_EXERCISE DESCRIPTION_
Scan the lines below for the string "this" and copy every one that has it.

Figure scripts:
=-=-=

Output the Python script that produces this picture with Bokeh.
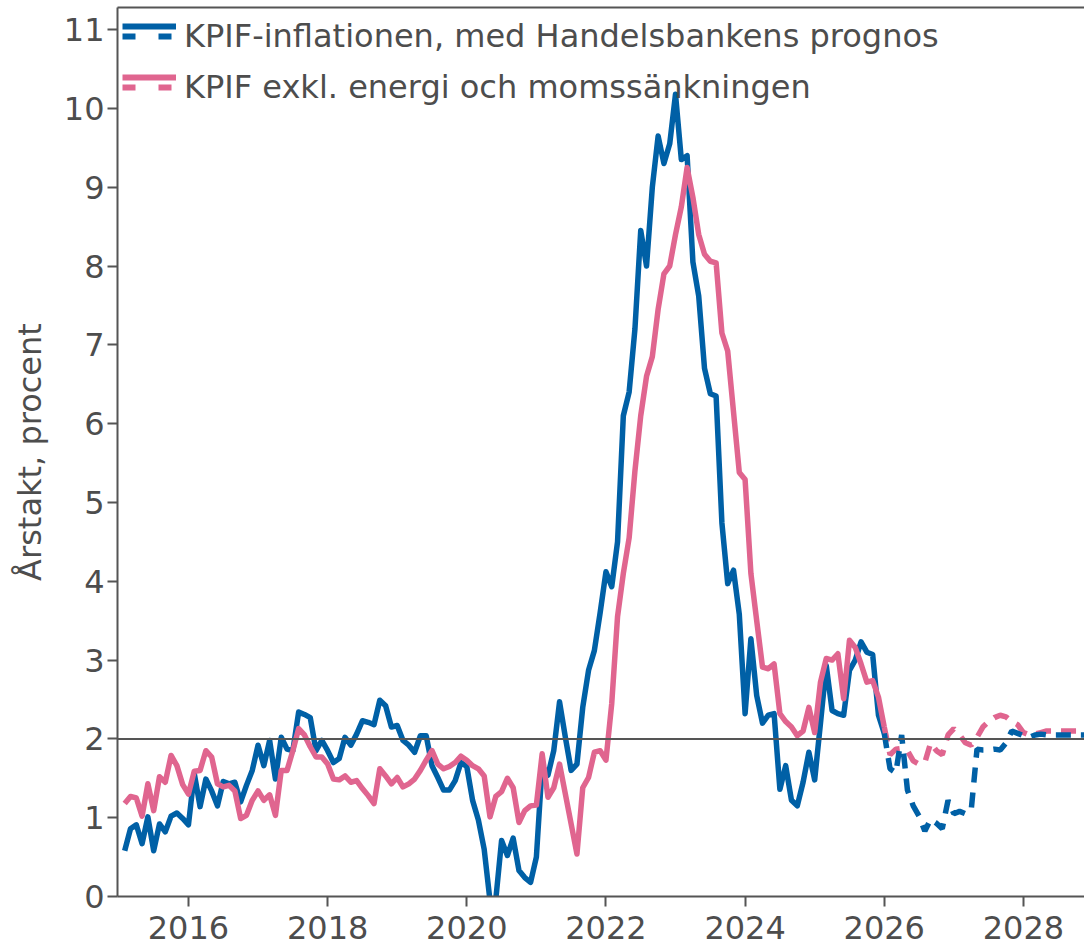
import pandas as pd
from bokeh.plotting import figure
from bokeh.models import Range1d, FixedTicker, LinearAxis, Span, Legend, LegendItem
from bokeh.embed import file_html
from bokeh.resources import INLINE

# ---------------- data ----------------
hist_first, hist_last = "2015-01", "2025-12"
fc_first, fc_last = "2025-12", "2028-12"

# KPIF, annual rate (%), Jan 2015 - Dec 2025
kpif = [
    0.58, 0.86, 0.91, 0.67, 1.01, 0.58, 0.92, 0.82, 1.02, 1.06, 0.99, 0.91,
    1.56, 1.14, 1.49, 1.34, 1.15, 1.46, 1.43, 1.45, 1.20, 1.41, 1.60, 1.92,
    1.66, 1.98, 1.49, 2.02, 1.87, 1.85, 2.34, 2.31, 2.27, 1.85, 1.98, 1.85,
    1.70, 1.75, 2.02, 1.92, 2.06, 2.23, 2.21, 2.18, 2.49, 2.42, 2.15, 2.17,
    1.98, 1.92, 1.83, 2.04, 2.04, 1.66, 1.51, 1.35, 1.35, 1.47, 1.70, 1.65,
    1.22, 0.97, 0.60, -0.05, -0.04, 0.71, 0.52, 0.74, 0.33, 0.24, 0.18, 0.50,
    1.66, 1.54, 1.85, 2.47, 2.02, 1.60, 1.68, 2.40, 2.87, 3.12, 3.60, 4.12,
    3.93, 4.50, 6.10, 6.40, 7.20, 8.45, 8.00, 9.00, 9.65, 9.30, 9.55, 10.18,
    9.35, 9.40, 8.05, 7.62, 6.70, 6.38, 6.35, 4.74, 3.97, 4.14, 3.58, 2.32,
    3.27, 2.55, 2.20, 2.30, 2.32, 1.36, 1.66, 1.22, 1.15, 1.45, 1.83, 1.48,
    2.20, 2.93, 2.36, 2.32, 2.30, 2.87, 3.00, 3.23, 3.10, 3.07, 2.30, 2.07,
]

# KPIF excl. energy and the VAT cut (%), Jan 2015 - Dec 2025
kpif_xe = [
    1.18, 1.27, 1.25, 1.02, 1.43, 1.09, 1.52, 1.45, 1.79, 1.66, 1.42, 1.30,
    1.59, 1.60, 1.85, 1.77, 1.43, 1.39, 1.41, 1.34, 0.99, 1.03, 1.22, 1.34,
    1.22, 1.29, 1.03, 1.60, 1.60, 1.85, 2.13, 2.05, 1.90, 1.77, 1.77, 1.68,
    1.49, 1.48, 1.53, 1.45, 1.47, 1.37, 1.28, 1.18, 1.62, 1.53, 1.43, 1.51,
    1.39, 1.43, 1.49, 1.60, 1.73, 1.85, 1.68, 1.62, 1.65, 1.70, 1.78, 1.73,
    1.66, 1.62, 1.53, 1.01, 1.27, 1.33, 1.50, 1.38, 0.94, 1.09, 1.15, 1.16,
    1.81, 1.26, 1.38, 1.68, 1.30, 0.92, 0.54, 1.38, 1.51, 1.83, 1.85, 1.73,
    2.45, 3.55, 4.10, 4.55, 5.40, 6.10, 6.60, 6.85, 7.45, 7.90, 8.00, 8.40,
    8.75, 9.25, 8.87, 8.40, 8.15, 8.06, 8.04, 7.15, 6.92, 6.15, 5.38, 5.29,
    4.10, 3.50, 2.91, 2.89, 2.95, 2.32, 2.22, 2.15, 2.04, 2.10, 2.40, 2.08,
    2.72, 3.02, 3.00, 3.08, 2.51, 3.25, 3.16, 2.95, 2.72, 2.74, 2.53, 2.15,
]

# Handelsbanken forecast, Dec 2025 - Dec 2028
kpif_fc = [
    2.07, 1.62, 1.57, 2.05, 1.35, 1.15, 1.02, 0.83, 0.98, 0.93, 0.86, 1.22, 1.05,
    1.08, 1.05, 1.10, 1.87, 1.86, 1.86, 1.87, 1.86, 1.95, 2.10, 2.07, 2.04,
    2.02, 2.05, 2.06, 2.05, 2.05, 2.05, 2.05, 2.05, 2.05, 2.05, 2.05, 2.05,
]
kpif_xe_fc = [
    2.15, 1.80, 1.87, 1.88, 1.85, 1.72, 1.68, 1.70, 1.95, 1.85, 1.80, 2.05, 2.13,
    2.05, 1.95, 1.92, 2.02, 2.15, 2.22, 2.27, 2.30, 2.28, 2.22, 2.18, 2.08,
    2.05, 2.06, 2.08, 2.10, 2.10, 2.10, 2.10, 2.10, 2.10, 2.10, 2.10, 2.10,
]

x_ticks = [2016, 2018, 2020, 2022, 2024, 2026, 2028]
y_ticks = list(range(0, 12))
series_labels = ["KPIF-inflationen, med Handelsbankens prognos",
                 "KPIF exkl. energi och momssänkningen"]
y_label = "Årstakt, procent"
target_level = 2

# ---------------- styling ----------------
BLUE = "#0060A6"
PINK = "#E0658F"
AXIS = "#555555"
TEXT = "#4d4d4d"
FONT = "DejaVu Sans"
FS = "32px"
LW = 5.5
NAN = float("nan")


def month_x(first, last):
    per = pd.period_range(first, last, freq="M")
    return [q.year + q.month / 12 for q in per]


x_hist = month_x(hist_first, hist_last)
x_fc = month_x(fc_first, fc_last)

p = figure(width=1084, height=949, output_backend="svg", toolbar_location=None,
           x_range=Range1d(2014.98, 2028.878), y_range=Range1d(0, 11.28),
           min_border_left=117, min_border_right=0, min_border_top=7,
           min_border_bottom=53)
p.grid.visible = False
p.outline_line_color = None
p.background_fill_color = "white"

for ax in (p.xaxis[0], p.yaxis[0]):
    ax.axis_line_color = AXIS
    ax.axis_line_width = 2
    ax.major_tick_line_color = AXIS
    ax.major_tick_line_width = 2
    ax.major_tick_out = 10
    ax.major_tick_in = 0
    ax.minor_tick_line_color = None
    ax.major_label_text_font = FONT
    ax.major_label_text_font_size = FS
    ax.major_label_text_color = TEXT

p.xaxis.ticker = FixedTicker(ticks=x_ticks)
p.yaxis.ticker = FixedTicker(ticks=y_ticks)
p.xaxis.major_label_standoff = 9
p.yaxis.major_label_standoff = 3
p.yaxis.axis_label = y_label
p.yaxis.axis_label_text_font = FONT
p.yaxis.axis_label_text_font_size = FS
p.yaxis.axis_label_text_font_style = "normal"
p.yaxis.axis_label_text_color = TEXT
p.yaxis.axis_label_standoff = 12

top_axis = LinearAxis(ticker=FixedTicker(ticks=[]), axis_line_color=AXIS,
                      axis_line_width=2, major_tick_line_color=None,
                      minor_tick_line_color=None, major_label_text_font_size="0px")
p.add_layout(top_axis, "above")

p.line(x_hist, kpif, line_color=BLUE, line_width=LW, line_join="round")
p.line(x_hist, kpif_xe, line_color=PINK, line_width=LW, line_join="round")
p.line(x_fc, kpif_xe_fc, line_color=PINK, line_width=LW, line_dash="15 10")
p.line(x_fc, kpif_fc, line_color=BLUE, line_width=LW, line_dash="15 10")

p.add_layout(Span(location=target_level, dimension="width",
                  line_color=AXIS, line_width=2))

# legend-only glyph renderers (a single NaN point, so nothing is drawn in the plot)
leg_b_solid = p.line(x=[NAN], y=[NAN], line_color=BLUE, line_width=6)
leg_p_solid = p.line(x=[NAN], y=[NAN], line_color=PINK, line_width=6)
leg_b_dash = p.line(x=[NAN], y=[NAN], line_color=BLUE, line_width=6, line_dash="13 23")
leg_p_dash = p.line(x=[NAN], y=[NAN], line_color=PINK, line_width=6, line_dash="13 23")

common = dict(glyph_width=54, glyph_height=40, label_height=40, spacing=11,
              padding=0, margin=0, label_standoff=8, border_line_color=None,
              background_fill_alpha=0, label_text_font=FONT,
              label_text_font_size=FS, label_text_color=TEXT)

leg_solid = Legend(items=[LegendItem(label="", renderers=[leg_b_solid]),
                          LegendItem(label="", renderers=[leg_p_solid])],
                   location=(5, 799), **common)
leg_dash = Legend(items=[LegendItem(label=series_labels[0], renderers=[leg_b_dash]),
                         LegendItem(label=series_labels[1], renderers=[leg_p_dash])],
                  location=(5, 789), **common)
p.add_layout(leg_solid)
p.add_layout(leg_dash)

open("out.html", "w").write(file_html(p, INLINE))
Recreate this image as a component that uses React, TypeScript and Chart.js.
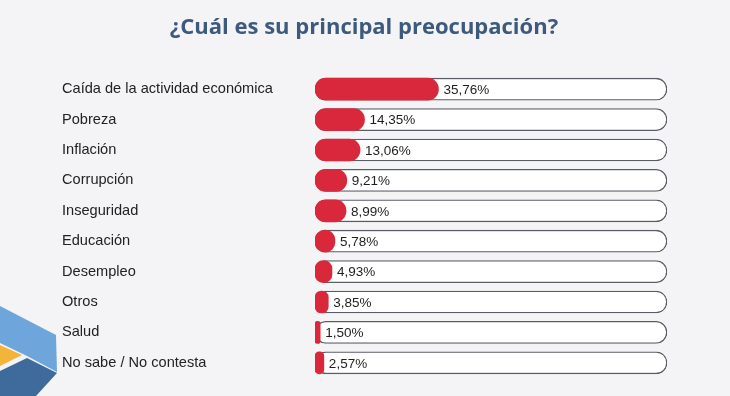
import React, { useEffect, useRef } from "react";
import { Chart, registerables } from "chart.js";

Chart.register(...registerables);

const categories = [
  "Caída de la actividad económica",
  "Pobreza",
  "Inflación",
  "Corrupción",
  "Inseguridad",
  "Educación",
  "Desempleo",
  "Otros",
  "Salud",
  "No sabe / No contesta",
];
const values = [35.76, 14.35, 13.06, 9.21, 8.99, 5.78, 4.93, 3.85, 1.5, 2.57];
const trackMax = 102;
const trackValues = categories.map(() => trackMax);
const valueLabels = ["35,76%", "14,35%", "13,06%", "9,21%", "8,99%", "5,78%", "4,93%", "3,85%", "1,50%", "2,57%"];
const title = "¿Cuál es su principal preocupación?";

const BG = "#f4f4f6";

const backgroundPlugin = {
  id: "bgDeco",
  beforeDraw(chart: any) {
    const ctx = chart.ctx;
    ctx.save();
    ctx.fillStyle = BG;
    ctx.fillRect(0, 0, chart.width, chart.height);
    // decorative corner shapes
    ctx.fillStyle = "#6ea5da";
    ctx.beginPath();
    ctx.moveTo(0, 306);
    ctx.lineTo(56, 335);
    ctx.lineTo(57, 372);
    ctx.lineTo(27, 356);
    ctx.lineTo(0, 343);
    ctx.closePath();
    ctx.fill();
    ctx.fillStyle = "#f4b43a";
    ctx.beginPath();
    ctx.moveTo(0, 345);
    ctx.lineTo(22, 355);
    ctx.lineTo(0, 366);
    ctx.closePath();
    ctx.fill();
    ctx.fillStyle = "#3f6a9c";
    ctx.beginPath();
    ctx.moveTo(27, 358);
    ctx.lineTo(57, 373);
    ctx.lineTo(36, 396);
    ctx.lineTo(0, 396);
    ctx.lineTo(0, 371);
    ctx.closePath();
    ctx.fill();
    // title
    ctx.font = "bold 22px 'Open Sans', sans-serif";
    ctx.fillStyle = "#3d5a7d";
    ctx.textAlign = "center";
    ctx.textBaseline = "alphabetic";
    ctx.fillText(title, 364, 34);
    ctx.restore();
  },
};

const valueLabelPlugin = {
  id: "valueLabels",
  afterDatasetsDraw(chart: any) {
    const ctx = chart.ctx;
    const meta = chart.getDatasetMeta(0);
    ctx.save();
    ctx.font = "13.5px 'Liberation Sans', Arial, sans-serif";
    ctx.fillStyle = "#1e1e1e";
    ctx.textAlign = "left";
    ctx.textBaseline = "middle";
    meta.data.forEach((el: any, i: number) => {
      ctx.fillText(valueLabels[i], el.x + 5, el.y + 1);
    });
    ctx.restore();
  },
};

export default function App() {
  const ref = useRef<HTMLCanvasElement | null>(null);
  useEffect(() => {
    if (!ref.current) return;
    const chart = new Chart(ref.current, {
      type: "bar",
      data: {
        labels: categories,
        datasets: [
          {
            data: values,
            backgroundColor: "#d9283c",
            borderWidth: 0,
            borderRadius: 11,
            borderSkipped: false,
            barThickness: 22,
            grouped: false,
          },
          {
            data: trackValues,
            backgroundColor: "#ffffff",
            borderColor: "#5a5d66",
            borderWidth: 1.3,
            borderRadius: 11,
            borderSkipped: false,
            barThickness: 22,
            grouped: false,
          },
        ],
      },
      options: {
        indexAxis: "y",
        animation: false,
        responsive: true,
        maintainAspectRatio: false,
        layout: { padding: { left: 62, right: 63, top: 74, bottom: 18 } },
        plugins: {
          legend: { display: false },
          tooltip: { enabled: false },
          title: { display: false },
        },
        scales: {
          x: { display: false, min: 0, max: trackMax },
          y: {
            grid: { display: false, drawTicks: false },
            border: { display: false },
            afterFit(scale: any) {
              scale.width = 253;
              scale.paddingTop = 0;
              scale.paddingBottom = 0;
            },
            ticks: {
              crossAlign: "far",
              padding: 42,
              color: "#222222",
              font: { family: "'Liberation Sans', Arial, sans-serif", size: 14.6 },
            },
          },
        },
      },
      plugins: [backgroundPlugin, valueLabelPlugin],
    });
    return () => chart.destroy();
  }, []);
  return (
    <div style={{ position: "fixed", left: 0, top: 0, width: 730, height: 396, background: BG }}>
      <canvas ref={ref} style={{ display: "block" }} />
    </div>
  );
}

=-=-=

_TASK RESPONSE_
Output the Python script that produces this picture with Bokeh.
Recreate this image as a component that uses React, TypeScript and Chart.js.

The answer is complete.